- DIRECTIONS: Check each line below for the word "draw", and copy those that have it.

---

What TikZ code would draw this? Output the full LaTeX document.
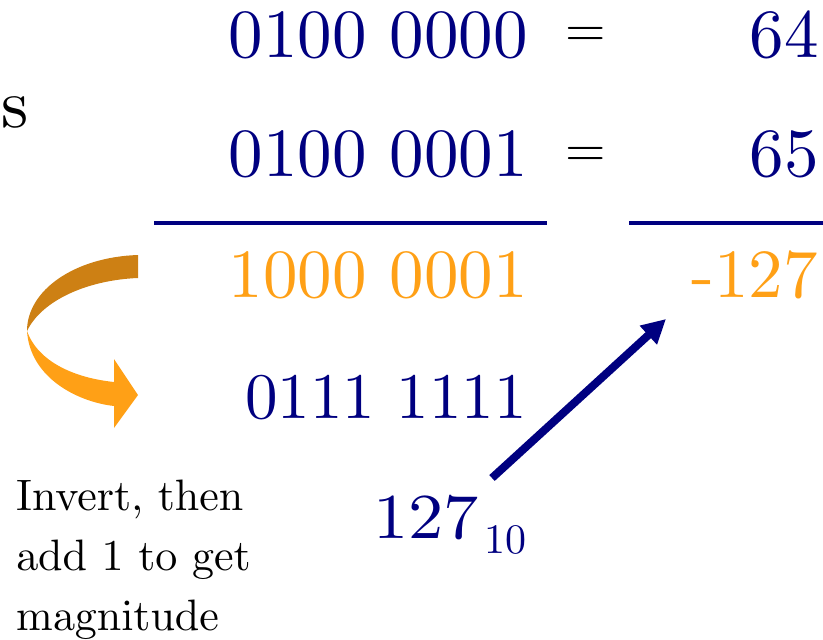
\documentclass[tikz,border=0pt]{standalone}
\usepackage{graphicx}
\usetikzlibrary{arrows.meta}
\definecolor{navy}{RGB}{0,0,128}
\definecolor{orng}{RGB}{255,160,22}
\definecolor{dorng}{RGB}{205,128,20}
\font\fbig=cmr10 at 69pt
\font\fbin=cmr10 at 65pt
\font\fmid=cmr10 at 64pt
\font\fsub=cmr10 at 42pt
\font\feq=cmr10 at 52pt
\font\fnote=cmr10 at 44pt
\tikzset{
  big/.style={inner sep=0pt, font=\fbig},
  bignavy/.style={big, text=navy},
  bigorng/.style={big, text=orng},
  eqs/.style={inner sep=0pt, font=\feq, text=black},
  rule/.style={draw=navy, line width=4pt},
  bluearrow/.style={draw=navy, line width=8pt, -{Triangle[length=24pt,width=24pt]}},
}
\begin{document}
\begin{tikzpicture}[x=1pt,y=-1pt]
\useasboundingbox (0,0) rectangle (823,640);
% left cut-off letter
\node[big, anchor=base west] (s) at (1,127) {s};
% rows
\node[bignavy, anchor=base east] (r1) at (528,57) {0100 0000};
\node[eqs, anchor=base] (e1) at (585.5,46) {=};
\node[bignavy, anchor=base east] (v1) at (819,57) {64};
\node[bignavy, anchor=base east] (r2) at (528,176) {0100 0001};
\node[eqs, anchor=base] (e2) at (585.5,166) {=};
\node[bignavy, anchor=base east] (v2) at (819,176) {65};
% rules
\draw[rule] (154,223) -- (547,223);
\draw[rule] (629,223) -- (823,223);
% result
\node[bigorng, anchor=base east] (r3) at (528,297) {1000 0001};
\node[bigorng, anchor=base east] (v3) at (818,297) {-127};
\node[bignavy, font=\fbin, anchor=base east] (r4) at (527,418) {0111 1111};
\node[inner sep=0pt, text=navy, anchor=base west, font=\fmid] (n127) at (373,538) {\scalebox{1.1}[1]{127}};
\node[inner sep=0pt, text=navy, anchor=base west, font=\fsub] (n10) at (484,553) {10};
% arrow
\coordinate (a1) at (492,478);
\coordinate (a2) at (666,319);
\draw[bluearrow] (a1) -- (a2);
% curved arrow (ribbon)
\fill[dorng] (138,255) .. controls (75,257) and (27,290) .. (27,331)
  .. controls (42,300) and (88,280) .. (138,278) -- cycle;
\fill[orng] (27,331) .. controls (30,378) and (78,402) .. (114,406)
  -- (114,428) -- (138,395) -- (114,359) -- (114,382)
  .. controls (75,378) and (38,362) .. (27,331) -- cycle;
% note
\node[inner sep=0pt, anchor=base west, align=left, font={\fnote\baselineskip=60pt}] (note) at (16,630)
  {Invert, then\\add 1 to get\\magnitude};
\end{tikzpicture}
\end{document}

---

- COMPLETE OUTPUT:
What TikZ code would draw this? Output the full LaTeX document.
  rule/.style={draw=navy, line width=4pt},
  bluearrow/.style={draw=navy, line width=8pt, -{Triangle[length=24pt,width=24pt]}},
\draw[rule] (154,223) -- (547,223);
\draw[rule] (629,223) -- (823,223);
\draw[bluearrow] (a1) -- (a2);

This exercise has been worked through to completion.